The coup in Gabon represents more than just a political power struggle; it marks the potential end of a 60-year-long dynasty. The Bongo family had held a tight grip on Gabonese politics, with Omar Bongo Ondimba’s rule spanning from 1967 to 2009, followed by his son Ali Bongo’s presidency. The military’s actions have disrupted this decades-old political legacy, leaving Gabon at a crossroads, teetering between its authoritarian past and an uncertain democratic future.
Election Results Annulled
The military’s intervention began when army officers seized control of national television to announce the annulment of the election results declared just days earlier.
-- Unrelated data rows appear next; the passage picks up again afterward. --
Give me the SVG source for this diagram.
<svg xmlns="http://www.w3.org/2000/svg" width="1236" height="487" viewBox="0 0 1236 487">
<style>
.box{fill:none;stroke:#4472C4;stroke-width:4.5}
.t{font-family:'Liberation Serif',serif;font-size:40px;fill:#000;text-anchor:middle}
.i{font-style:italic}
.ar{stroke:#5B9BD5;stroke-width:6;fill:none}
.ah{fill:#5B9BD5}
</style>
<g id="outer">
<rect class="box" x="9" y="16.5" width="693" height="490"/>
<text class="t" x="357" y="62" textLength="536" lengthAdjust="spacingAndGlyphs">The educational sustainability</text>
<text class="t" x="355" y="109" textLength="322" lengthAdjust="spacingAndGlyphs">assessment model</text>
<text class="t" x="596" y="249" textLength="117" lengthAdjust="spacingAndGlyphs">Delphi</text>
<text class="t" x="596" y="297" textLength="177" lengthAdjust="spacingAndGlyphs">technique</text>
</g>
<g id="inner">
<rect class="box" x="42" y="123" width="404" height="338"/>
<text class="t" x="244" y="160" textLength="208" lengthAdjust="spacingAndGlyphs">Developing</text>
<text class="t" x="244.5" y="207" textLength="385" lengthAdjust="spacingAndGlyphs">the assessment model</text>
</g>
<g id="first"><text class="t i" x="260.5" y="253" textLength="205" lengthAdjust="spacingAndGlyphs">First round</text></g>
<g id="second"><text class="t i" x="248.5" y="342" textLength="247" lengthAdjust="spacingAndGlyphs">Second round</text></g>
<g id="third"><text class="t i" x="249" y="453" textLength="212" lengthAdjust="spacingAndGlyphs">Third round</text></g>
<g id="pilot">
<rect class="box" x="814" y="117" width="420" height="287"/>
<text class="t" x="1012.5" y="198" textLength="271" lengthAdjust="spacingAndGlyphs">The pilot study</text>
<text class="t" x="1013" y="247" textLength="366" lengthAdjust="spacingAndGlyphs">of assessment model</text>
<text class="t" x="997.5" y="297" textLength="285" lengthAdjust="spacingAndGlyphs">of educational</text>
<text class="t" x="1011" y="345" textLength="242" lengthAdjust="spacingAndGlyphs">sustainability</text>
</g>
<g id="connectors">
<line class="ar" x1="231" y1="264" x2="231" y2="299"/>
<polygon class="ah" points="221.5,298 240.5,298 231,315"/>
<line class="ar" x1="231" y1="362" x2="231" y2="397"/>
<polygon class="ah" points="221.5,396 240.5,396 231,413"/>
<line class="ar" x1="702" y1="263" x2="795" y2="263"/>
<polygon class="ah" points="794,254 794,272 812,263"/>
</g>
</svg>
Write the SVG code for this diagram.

President Bongo’s victory, declared by the national electoral authority, was swiftly rejected by officers from the presidential guard, broadcasting their dissent from the same channel. The military proclaimed the election results “truncated” and, in response, decided to invalidate them, vowing to put an “end to the regime” of President Bongo.
Controversial Election Leads to Crisis
The recent election in Gabon had been marred by irregularities and allegations of fraud. On Saturday, the Gabonese people cast their votes to choose a new president from among 13 candidates. However, as suspicions of misconduct grew, tension mounted, ultimately culminating in the military’s takeover on Wednesday.
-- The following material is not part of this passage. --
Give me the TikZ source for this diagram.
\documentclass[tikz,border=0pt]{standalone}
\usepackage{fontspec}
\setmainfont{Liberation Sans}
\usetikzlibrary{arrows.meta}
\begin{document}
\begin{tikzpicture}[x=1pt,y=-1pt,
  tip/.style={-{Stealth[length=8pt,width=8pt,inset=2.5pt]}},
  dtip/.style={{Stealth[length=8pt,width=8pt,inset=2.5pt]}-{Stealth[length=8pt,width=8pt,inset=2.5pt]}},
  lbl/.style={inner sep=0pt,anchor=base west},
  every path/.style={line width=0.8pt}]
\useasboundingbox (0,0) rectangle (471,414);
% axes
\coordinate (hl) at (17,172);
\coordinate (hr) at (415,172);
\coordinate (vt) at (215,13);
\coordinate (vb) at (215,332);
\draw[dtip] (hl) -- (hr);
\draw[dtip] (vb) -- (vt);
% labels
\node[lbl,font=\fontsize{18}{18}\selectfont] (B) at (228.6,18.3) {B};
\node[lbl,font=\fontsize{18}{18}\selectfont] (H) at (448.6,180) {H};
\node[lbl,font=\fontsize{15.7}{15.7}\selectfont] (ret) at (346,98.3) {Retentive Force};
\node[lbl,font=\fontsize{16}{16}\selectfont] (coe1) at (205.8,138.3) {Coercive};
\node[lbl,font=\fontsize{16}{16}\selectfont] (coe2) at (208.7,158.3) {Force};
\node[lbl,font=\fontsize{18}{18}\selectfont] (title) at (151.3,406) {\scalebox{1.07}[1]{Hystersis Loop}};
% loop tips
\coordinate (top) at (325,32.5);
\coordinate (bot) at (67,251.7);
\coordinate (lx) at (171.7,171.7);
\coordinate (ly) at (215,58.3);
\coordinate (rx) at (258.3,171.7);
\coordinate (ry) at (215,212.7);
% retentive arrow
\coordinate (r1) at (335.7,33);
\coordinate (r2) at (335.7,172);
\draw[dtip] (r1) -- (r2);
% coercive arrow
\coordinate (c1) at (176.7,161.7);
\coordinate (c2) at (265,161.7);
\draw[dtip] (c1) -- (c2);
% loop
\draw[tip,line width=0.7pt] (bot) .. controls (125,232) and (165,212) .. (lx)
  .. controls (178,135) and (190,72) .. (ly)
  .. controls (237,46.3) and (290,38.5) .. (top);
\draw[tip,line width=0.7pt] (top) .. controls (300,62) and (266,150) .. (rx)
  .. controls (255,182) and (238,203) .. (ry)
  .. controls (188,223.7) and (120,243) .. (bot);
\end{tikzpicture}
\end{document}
Ali Bongo’s Controversial Reign
Ali Bongo Ondimba, the incumbent president, had held office since 2009 following the death of his father, Omar Bongo Ondimba, who had ruled Gabon for over four decades. His initial election in 2009 was followed by a controversial second term in 2016, marked by violence and accusations of electoral fraud. Bongo secured a third term in the August 28th election, claiming over 64% of the vote, while his closest rival, Albert Ondo Ossa, received just over 30%.
Election Day Tensions
Tensions first flared on election day when polling stations suspended voting in the diaspora, and some stations opened late due to a shortage of voting materials. Following his vote, opposition candidate Ondo Ossa denounced “fraud” and demanded victory, calling for President Bongo’s resignation with an unwavering stance.
Internet Blackout and Curfew
In response to the escalating turmoil, Gabon’s Minister of Communications, Rodrigue Mboumba Bissawou, announced a nighttime curfew “in the name of the nation’s higher interest.” The government also shut down the internet, citing “calls for violence” and “false information” on social networks. This move was met with criticism, with many viewing it as an attempt to suppress evidence of election irregularities.
Predictable Crisis or Avoidable?
Opinions on the coup vary. Some observers saw it as predictable, attributing it to a flawed electoral system that fails to meet democratic standards. They argue that Gabon has struggled to transition successfully to democracy. Others, however, believe the crisis could have been avoided with fair and transparent elections.
In conclusion, Gabon faces a turbulent and uncertain future as the military seizes control amid allegations of election misconduct. The international community watches closely, hoping for a peaceful resolution to this unfolding crisis.